Objective =>
Write out again, word for word, the lines below from the line that holds "Write a web" through the line that holds "30.03, 30.15, 30.25];", omitting pictures.

Records provided =>
BEGIN
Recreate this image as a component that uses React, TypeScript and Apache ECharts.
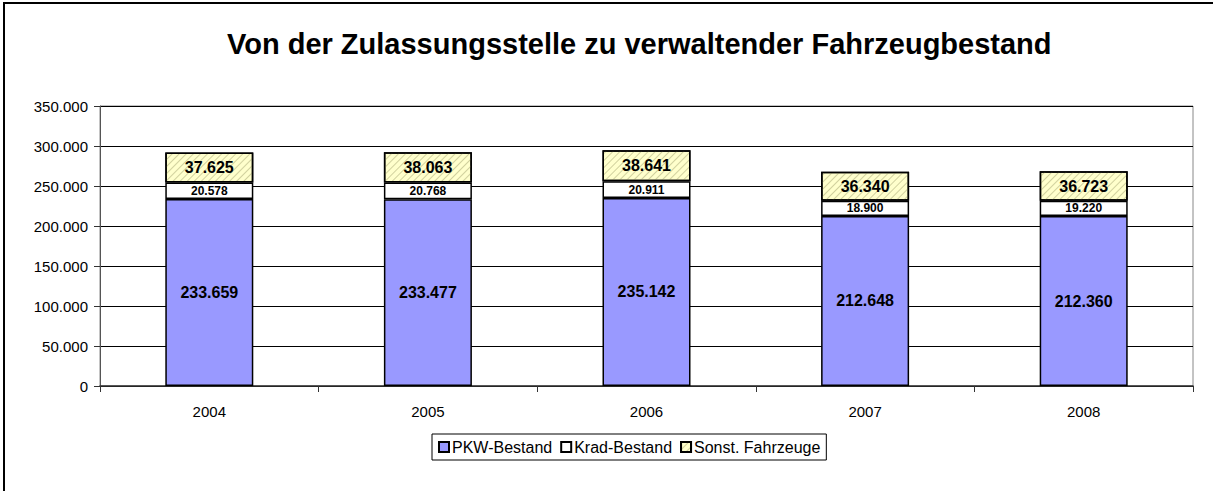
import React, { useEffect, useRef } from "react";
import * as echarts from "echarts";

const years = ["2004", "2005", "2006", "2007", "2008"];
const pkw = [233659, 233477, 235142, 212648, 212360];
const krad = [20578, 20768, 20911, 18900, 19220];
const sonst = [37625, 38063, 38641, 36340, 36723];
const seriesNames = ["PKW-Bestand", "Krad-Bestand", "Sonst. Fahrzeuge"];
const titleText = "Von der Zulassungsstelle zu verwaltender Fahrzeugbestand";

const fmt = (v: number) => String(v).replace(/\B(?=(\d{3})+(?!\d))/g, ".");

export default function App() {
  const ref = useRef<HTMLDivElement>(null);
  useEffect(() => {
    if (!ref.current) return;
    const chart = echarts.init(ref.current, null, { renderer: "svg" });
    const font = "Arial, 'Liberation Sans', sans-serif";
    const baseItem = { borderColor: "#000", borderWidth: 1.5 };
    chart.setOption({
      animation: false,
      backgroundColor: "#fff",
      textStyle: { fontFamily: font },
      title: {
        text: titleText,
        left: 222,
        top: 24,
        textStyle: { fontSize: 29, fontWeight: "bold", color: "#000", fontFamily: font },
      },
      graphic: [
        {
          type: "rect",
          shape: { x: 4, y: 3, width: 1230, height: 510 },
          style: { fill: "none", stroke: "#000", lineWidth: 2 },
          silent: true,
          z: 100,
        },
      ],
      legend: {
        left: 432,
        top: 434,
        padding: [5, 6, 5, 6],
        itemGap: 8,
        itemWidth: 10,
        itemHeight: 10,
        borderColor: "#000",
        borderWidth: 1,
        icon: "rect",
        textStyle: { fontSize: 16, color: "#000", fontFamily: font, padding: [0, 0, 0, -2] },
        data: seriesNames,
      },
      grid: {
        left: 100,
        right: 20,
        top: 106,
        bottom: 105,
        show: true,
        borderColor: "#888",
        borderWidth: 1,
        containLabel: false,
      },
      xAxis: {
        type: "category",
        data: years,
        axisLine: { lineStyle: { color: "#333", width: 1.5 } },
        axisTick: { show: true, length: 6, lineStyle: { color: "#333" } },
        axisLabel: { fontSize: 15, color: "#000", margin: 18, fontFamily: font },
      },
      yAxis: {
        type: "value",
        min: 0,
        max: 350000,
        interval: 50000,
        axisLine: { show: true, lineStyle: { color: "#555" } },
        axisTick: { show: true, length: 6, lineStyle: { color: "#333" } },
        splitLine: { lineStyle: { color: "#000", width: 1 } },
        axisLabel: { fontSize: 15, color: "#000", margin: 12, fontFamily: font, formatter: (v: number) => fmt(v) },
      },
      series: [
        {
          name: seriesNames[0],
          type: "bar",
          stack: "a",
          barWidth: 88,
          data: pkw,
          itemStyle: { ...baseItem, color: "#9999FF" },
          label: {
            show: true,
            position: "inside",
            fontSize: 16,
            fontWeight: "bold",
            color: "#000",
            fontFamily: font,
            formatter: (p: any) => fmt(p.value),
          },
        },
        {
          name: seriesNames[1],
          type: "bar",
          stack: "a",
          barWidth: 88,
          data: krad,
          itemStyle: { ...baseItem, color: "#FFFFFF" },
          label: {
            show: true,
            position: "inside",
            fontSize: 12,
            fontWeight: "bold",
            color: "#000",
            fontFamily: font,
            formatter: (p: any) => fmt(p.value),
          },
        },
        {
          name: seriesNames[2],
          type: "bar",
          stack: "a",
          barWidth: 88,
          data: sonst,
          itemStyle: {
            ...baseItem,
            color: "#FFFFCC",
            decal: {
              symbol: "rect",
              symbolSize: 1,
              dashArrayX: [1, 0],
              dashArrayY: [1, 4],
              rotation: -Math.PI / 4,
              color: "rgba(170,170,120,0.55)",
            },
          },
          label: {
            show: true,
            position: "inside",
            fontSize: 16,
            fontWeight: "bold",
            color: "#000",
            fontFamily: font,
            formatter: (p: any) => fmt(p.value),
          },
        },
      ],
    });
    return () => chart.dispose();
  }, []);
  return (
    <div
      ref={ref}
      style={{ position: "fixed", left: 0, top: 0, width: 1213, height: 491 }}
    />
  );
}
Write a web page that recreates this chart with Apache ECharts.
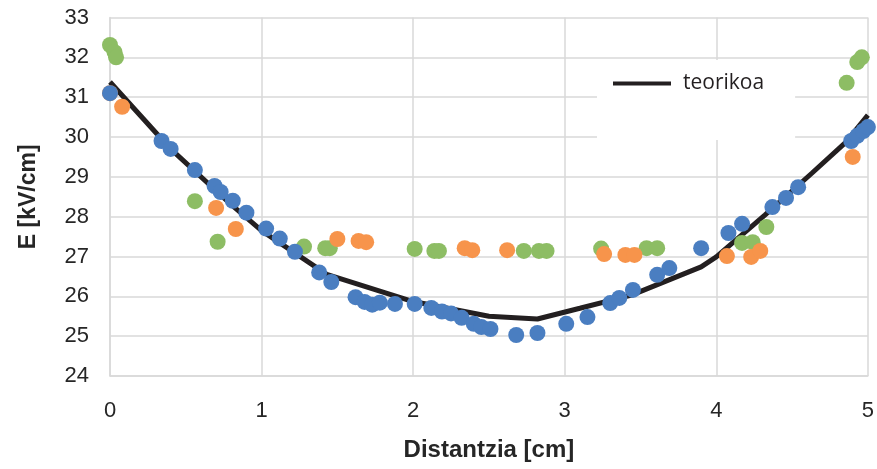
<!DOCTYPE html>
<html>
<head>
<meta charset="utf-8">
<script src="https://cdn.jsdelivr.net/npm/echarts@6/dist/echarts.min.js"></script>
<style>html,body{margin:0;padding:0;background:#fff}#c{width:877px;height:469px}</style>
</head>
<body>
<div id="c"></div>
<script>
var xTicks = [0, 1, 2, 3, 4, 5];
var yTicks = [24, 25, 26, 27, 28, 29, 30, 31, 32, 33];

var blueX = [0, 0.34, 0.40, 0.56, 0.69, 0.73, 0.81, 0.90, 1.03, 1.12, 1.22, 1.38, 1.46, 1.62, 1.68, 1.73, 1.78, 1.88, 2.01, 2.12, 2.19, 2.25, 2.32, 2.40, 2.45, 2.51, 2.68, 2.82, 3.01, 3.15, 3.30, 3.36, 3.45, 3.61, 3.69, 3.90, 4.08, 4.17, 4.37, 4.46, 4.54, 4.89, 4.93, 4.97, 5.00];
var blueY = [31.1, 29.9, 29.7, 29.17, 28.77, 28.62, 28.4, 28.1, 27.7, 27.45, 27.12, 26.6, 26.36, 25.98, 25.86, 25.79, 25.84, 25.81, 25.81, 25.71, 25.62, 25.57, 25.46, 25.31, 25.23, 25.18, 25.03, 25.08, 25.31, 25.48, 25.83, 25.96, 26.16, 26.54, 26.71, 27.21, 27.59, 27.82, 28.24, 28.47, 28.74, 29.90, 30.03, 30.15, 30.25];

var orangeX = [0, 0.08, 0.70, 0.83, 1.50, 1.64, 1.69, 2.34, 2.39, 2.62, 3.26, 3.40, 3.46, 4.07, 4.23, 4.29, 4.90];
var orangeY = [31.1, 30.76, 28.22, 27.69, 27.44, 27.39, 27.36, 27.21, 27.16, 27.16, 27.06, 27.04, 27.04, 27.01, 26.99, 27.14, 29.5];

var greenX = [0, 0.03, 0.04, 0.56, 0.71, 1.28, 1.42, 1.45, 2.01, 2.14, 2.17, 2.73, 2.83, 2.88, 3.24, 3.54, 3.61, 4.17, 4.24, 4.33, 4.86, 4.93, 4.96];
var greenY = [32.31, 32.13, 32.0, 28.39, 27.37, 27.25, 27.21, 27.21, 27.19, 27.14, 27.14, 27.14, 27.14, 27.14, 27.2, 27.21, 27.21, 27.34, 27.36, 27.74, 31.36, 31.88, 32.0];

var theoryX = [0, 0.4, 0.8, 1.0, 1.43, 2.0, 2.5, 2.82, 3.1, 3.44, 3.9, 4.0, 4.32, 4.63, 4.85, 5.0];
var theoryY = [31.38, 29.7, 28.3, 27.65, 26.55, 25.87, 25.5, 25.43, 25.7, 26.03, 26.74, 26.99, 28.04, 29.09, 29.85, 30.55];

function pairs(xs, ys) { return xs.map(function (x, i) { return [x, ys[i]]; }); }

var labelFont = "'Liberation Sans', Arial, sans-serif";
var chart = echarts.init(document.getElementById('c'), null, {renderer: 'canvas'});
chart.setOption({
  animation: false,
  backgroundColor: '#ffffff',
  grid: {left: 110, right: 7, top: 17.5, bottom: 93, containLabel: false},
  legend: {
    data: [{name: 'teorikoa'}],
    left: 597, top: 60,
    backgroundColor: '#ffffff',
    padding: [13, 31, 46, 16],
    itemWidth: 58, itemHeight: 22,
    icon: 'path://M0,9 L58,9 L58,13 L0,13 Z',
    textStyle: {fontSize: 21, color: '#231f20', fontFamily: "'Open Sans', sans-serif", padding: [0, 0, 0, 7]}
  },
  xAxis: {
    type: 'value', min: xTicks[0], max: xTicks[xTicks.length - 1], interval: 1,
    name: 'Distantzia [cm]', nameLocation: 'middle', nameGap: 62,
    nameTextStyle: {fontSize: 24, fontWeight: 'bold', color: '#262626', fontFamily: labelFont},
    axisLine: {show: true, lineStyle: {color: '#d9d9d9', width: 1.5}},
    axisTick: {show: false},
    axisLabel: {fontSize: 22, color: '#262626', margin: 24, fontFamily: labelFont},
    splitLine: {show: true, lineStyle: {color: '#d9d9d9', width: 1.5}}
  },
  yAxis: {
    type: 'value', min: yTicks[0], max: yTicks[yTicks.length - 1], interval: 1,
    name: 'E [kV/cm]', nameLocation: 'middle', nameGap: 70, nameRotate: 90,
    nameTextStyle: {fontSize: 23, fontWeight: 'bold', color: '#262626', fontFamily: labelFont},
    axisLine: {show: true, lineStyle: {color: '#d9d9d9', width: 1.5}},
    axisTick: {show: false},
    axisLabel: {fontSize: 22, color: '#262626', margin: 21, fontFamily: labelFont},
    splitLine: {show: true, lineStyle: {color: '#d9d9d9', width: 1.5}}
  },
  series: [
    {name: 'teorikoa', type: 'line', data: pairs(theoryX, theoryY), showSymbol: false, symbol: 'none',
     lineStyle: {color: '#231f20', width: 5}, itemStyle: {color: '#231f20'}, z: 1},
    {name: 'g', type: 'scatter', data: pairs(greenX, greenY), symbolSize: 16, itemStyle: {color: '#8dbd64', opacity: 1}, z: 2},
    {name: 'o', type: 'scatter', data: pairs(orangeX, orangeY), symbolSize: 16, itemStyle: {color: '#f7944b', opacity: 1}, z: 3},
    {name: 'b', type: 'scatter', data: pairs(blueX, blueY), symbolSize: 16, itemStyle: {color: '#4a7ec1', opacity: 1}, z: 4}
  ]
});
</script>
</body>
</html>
END
Exercise solution =>
Write a web page that recreates this chart with Apache ECharts.
<!DOCTYPE html>
<html>
<head>
<meta charset="utf-8">
<script src="https://cdn.jsdelivr.net/npm/echarts@6/dist/echarts.min.js"></script>
<style>html,body{margin:0;padding:0;background:#fff}#c{width:877px;height:469px}</style>
</head>
<body>
<div id="c"></div>
<script>
var xTicks = [0, 1, 2, 3, 4, 5];
var yTicks = [24, 25, 26, 27, 28, 29, 30, 31, 32, 33];

var blueX = [0, 0.34, 0.40, 0.56, 0.69, 0.73, 0.81, 0.90, 1.03, 1.12, 1.22, 1.38, 1.46, 1.62, 1.68, 1.73, 1.78, 1.88, 2.01, 2.12, 2.19, 2.25, 2.32, 2.40, 2.45, 2.51, 2.68, 2.82, 3.01, 3.15, 3.30, 3.36, 3.45, 3.61, 3.69, 3.90, 4.08, 4.17, 4.37, 4.46, 4.54, 4.89, 4.93, 4.97, 5.00];
var blueY = [31.1, 29.9, 29.7, 29.17, 28.77, 28.62, 28.4, 28.1, 27.7, 27.45, 27.12, 26.6, 26.36, 25.98, 25.86, 25.79, 25.84, 25.81, 25.81, 25.71, 25.62, 25.57, 25.46, 25.31, 25.23, 25.18, 25.03, 25.08, 25.31, 25.48, 25.83, 25.96, 26.16, 26.54, 26.71, 27.21, 27.59, 27.82, 28.24, 28.47, 28.74, 29.90, 30.03, 30.15, 30.25];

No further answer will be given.